## Set exercise
Every line below is to be copied exactly, with the pictures left out.

____ Available data

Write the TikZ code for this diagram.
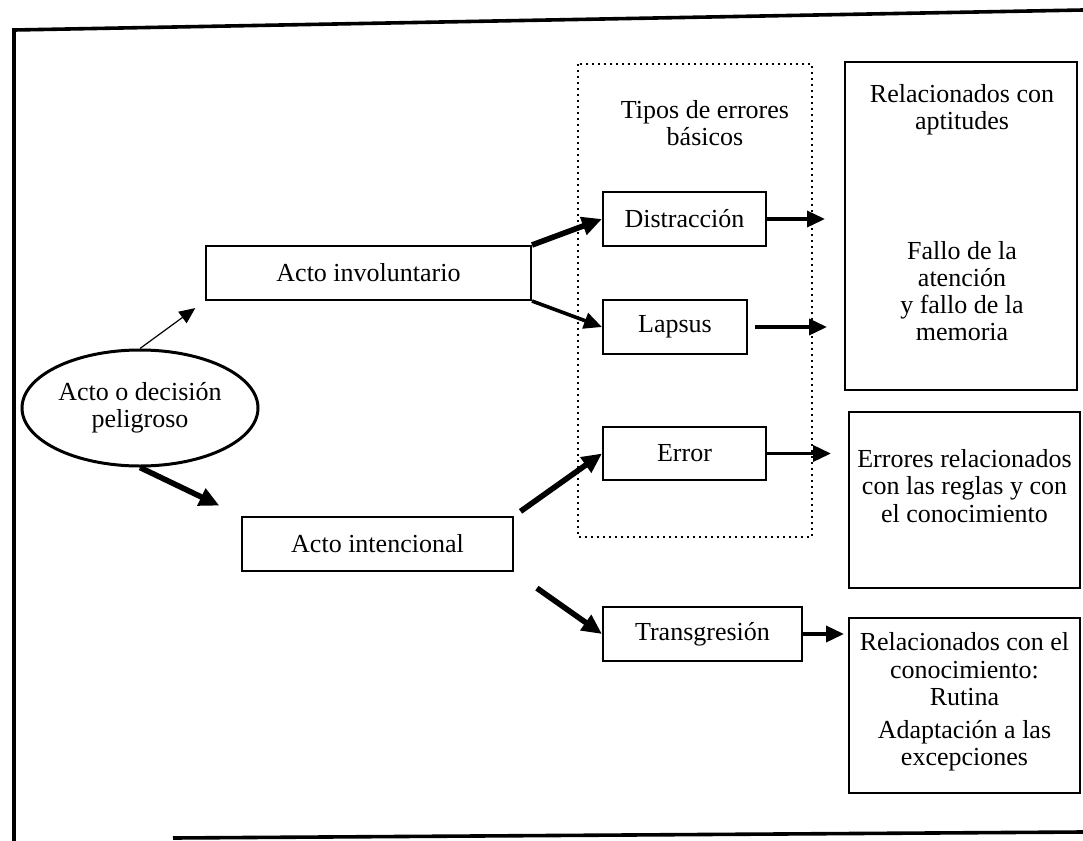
\documentclass[tikz,border=0pt]{standalone}
\usepackage{fontspec}
\setmainfont{Liberation Serif}
\usepackage{tikz}
\usetikzlibrary{shapes.geometric, arrows, arrows.meta}

\tikzset{
    caja/.style={draw, line width=1pt, inner sep=0pt, minimum height=27pt},
    texto/.style={align=center, inner sep=0pt, font=\fontsize{13}{13.6}\selectfont},
    gruesa/.style={-{Triangle[length=10pt, width=9pt]}, line width=2.8pt},
    media/.style={-{Triangle[length=9pt, width=8pt]}, line width=1.8pt},
    fina/.style={-{Triangle[length=8pt, width=7pt]}, line width=0.6pt}
}

\begin{document}
\begin{tikzpicture}[x=0.5pt, y=-0.5pt]
            \useasboundingbox (0,0) rectangle (1083,841);
            % marco
            \draw[line width=1.8pt] (14,841) -- (14,30) -- (1083,10);
            \draw[line width=1.8pt] (173,838) -- (1083,832);
            % caja punteada
            \draw[dotted, line width=1pt] (578,64) rectangle (812,537);
            \node[texto] at (705,123) (tipos) {Tipos de errores\\b\'asicos};

            \node[draw, ellipse, line width=1.5pt, minimum width=118pt, minimum height=58pt, texto] at (140,408) (peligro) {Acto o decisi\'on\\peligroso};
            \node[caja, texto, minimum width=162.5pt, minimum height=27pt] at (368.5,273) (invol) {Acto involuntario};
            \node[caja, texto, minimum width=135.5pt, minimum height=27pt] at (377.5,544) (intenc) {Acto intencional};

            \node[caja, texto, minimum width=81.5pt, minimum height=27pt] at (684.5,219) (distr) {Distracci\'on};
            \node[caja, texto, minimum width=72pt, minimum height=27pt] at (675,327) (lapsus) {Lapsus};
            \node[caja, texto, minimum width=81.5pt, minimum height=26.5pt] at (684.5,453.5) (error) {Error};
            \node[caja, texto, minimum width=99.5pt, minimum height=27pt] at (702.5,634) (transg) {Transgresi\'on};

            \node[caja, minimum width=116pt, minimum height=164pt] at (961,226) (aptit) {};
            \node[texto] at (962,110) (aptittxt) {Relacionados con\\aptitudes};
            \node[texto] at (962,291) (fallo) {Fallo de la\\atenci\'on\\y fallo de la\\memoria};
            \node[caja, minimum width=115.5pt, minimum height=88pt] at (964.5,500) (reglas) {};
            \node[texto] at (964.5,486) (reglastxt) {Errores relacionados\\con las reglas y con\\el conocimiento};
            \node[caja, minimum width=115.5pt, minimum height=87.5pt] at (964.5,705.5) (conoc) {};
            \node[texto] at (964.5,702) (conoctxt) {Relacionados con el\\conocimiento:\\Rutina\\[3pt]Adaptaci\'on a las\\excepciones};

            \draw[fina, shorten >=6pt] (peligro.north) -- (invol.south west);
            \draw[gruesa, shorten >=12pt] (peligro.south) -- (intenc.north west);
            \draw[gruesa] (invol.north east) -- (distr.west);
            \draw[media] (invol.south east) -- (lapsus.west);
            \draw[gruesa, shorten <=4pt] (intenc.north east) -- (error.west);
            \draw[gruesa, shorten <=14pt] (intenc.south east) -- (transg.west);

            \draw[media, shorten >=9.5pt] (distr.east) -- (distr.east -| aptit.west);
            \draw[media, shorten <=3.5pt, shorten >=8.5pt] (lapsus.east) -- (lapsus.east -| aptit.west);
            \draw[media, shorten >=8.5pt] (error.east) -- (error.east -| reglas.west);
            \draw[media, shorten >=2pt] (transg.east) -- (transg.east -| conoc.west);
        \end{tikzpicture}
\end{document}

________

## Result of this exercise
Write the TikZ code for this diagram.
\documentclass[tikz,border=0pt]{standalone}
\usepackage{fontspec}
\setmainfont{Liberation Serif}
\usepackage{tikz}
\usetikzlibrary{shapes.geometric, arrows, arrows.meta}

\tikzset{
    caja/.style={draw, line width=1pt, inner sep=0pt, minimum height=27pt},
    texto/.style={align=center, inner sep=0pt, font=\fontsize{13}{13.6}\selectfont},
    gruesa/.style={-{Triangle[length=10pt, width=9pt]}, line width=2.8pt},
    media/.style={-{Triangle[length=9pt, width=8pt]}, line width=1.8pt},
    fina/.style={-{Triangle[length=8pt, width=7pt]}, line width=0.6pt}
}

\begin{document}
\begin{tikzpicture}[x=0.5pt, y=-0.5pt]
            \useasboundingbox (0,0) rectangle (1083,841);
            % marco
            \draw[line width=1.8pt] (14,841) -- (14,30) -- (1083,10);
            \draw[line width=1.8pt] (173,838) -- (1083,832);
            % caja punteada
            \draw[dotted, line width=1pt] (578,64) rectangle (812,537);
            \node[texto] at (705,123) (tipos) {Tipos de errores\\b\'asicos};

            \node[draw, ellipse, line width=1.5pt, minimum width=118pt, minimum height=58pt, texto] at (140,408) (peligro) {Acto o decisi\'on\\peligroso};
            \node[caja, texto, minimum width=162.5pt, minimum height=27pt] at (368.5,273) (invol) {Acto involuntario};
            \node[caja, texto, minimum width=135.5pt, minimum height=27pt] at (377.5,544) (intenc) {Acto intencional};

            \node[caja, texto, minimum width=81.5pt, minimum height=27pt] at (684.5,219) (distr) {Distracci\'on};
            \node[caja, texto, minimum width=72pt, minimum height=27pt] at (675,327) (lapsus) {Lapsus};
            \node[caja, texto, minimum width=81.5pt, minimum height=26.5pt] at (684.5,453.5) (error) {Error};
            \node[caja, texto, minimum width=99.5pt, minimum height=27pt] at (702.5,634) (transg) {Transgresi\'on};

            \node[caja, minimum width=116pt, minimum height=164pt] at (961,226) (aptit) {};
            \node[texto] at (962,110) (aptittxt) {Relacionados con\\aptitudes};
            \node[texto] at (962,291) (fallo) {Fallo de la\\atenci\'on\\y fallo de la\\memoria};
            \node[caja, minimum width=115.5pt, minimum height=88pt] at (964.5,500) (reglas) {};
            \node[texto] at (964.5,486) (reglastxt) {Errores relacionados\\con las reglas y con\\el conocimiento};
            \node[caja, minimum width=115.5pt, minimum height=87.5pt] at (964.5,705.5) (conoc) {};
            \node[texto] at (964.5,702) (conoctxt) {Relacionados con el\\conocimiento:\\Rutina\\[3pt]Adaptaci\'on a las\\excepciones};

            \draw[fina, shorten >=6pt] (peligro.north) -- (invol.south west);
            \draw[gruesa, shorten >=12pt] (peligro.south) -- (intenc.north west);
            \draw[gruesa] (invol.north east) -- (distr.west);
            \draw[media] (invol.south east) -- (lapsus.west);
            \draw[gruesa, shorten <=4pt] (intenc.north east) -- (error.west);
            \draw[gruesa, shorten <=14pt] (intenc.south east) -- (transg.west);

            \draw[media, shorten >=9.5pt] (distr.east) -- (distr.east -| aptit.west);
            \draw[media, shorten <=3.5pt, shorten >=8.5pt] (lapsus.east) -- (lapsus.east -| aptit.west);
            \draw[media, shorten >=8.5pt] (error.east) -- (error.east -| reglas.west);
            \draw[media, shorten >=2pt] (transg.east) -- (transg.east -| conoc.west);
        \end{tikzpicture}
\end{document}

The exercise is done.